Bizlere gelince ne risk aldığımızı çok iyi biliyoruz. İktidar olmak kalabalık ve çoklukla mümkün. Büyümek demek aynı zamanda kirlenmektir. Vücuda bir sürü istenmeyen organizma dahil olur. Bunlarla da mücadele etmek ateşinizi daha çok yükseltir. Devletler ağır çarklılardır. Anarşist ve yıkıcı hamasetle çarkı kırmak hiçbir zaman hedefinize ulaştırmaz. Nuh’un gemisinde gibiyiz. Biz yol alırken bu ateş çemberinde, depremler, savaşlar ortasında (hatta kandan kızarmış bir denizde) gemiyi batırmadan yol almak, çocuklarımızı kurtarmak zorundayız. Kalemlerimiz rahata alışkın değil. Yoksa biz de biliyoruz delikanlı cümleler ve eskimiş sloganlarla, dışarıdan gazel okuyup, şiirlerdeki gibi “ucuz cesaretlerin kahramanı” olmayı.

Bu arkadaşlardan birisi de Doğu Türkistan’ı ve Rusların Suriye’yi işgalini sırf yenildiniz demenin keyfini çıkarır gibi sorguluyor.

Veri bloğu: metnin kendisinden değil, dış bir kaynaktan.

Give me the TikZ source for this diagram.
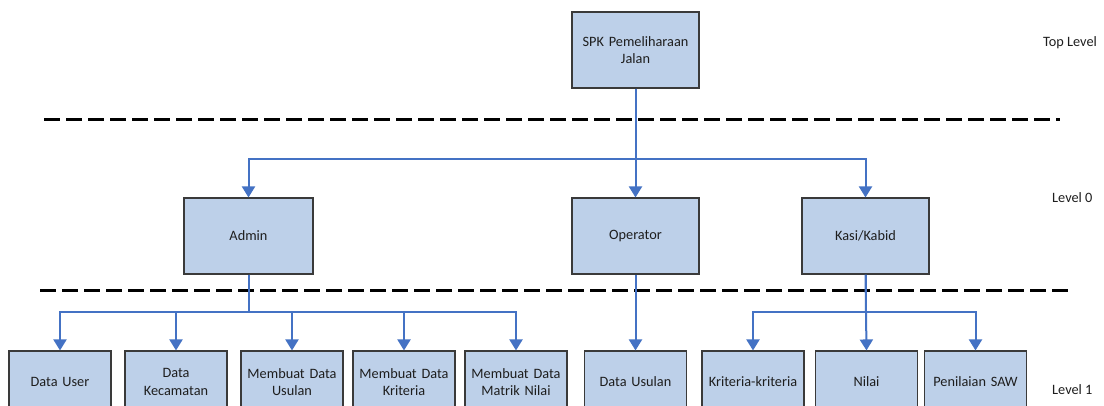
\documentclass[tikz,border=0pt]{standalone}
\usepackage{fontspec}
\setmainfont{Carlito}
\usetikzlibrary{arrows.meta}
\definecolor{boxfill}{HTML}{BDD0E9}
\definecolor{boxline}{HTML}{3A3A3A}
\definecolor{connblue}{HTML}{4472C4}
\definecolor{txt}{HTML}{1E1E1E}
\tikzset{
  unit/.style={draw=boxline, line width=1.1pt, fill=boxfill, text=txt,
    align=center, inner sep=2pt, font=\fontsize{14.3}{17.5}\selectfont},
  bigbox/.style={unit, minimum width=127pt, minimum height=76pt, text width=120pt},
  smallbox/.style={unit, minimum width=102pt, minimum height=62pt, text width=98pt},
  conn/.style={draw=connblue, line width=2pt,
    -{Triangle[length=11pt,width=13pt]}},
  levelline/.style={draw=black, line width=2.2pt, dash pattern=on 16pt off 6pt},
  levellabel/.style={text=txt, font=\fontsize{14.3}{17.5}\selectfont, inner sep=0pt}
}
\begin{document}
\begin{tikzpicture}[x=1pt, y=-1pt]
\clip (0,0) rectangle (1104,405);
\fill[white] (0,0) rectangle (1104,405);

% level separators
\draw[levelline] (44,119.5) -- (1060,119.5);
\draw[levelline] (40,290.5) -- (1069,290.5);

% level names
\node[levellabel, anchor=west] (lvtop) at (1043,43) {Top Level};
\node[levellabel, anchor=west] (lv0) at (1052,198) {Level 0};
\node[levellabel, anchor=west] (lv1) at (1052,390) {Level 1};

% top level
\node[bigbox] (spk) at (635.5,50) {SPK Pemeliharaan\\Jalan};

% level 0
\node[bigbox, minimum width=129pt] (admin) at (248.5,236) {Admin};
\node[bigbox] (oper) at (635.5,236) {Operator};
\node[bigbox] (kasi) at (865.5,236) {Kasi/Kabid};

% level 1
\node[smallbox] (duser)  at (60,382)    {Data User};
\node[smallbox] (dkec)   at (176,382)   {Data\\Kecamatan};
\node[smallbox] (musul)  at (292,382)   {Membuat Data\\Usulan};
\node[smallbox] (mkrit)  at (404,382)   {Membuat Data\\Kriteria};
\node[smallbox] (mmat)   at (516,382)   {Membuat Data\\Matrik Nilai};
\node[smallbox] (dusul)  at (635.5,382) {Data Usulan};
\node[smallbox] (kk)     at (753,382)   {Kriteria-kriteria};
\node[smallbox] (nilai)  at (866.5,382) {Nilai};
\node[smallbox] (saw)    at (975.5,382) {Penilaian SAW};

% branching points
\coordinate (j0) at (635.5,159);
\coordinate (ja) at (248.5,312);
\coordinate (jk) at (865.5,312);

% connectors
\draw[conn] (spk.south) -- (oper.north);
\draw[conn] (spk.south) -- (j0) -| (admin.north);
\draw[conn] (spk.south) -- (j0) -| (kasi.north);

\draw[conn] (admin.south) -- (ja) -| (duser.north);
\draw[conn] (admin.south) -- (ja) -| (dkec.north);
\draw[conn] (admin.south) -- (ja) -| (musul.north);
\draw[conn] (admin.south) -- (ja) -| (mkrit.north);
\draw[conn] (admin.south) -- (ja) -| (mmat.north);

\draw[conn] (oper.south) -- (dusul.north);

\draw[conn] (kasi.south) -- (jk) -| (kk.north);
\draw[conn] (kasi.south) -- (nilai.north);
\draw[conn] (kasi.south) -- (jk) -| (saw.north);
\end{tikzpicture}
\end{document}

Yenilirsek, yenilenin “ biz” olacağını hala anlamıyor. Çünkü kafasındaki “biz” tanımında sorun var.

Kardeşim her şey yeterince açık seçik değil mi? Entelektüel derinliğe, analize, kritiğe hiç ihtiyaç yok. Çin’e, Rusya’ya gücün yetmiyor. Yeterince güçlü değilsin. Kaç yüzyıl zaman kaybetmişiz. Bizim çok güçlü olmamız lazım. 850 milyon dolarlık değil, 8 trilyon dolarlık ekonomi olmamız lazım. Dünyanın en güçlü ordusuna sahip olmamız lazım. Milyonlarca masuma ve bize ihtiyacı olana başka türlü yetişemeyiz. Türkiye son kalesidir sadece İslam’ın değil, insanlığın da son kalesidir. Dünya yanıyor çok zamanımız yok. Hepimizin el ele verip bunun için bir şeyler yapması gerekiyor. Bunun için yola çıkmış hedef koymuş insanlara çelme takmak, olanın olabileceğin daha fazlasını hiçbir gayret göstermeksizin onlardan beklemek de neyin nesi oluyor. “Dünya beşten büyüktür” demek zaten dünya egemenlerinin masasına yumruğunu vurmak demektir. Şimdi o yumruğun gereği için, o yumruğun ardında yumruklarımızı sıkmak gerekiyor.

Demokrasi bir çeşit ahlaktır. Birlikte yaşama ahlakıdır. En çok da bize yakışır. Adalet bize emir olunandır. Ancak bütün rakiplerin adaletsizse, asla demokratik ahlaka sahip değilse kendi ellerini bağlayıp sopa yemek de biraz ahmaklıktır. Unutmayın, adalet eşitlik demek değildir. Adalet her şeyin olması gereken yerde, olması gereken büyüklükte, olması gereken açıda tanzim edilmesiyle sağlanır.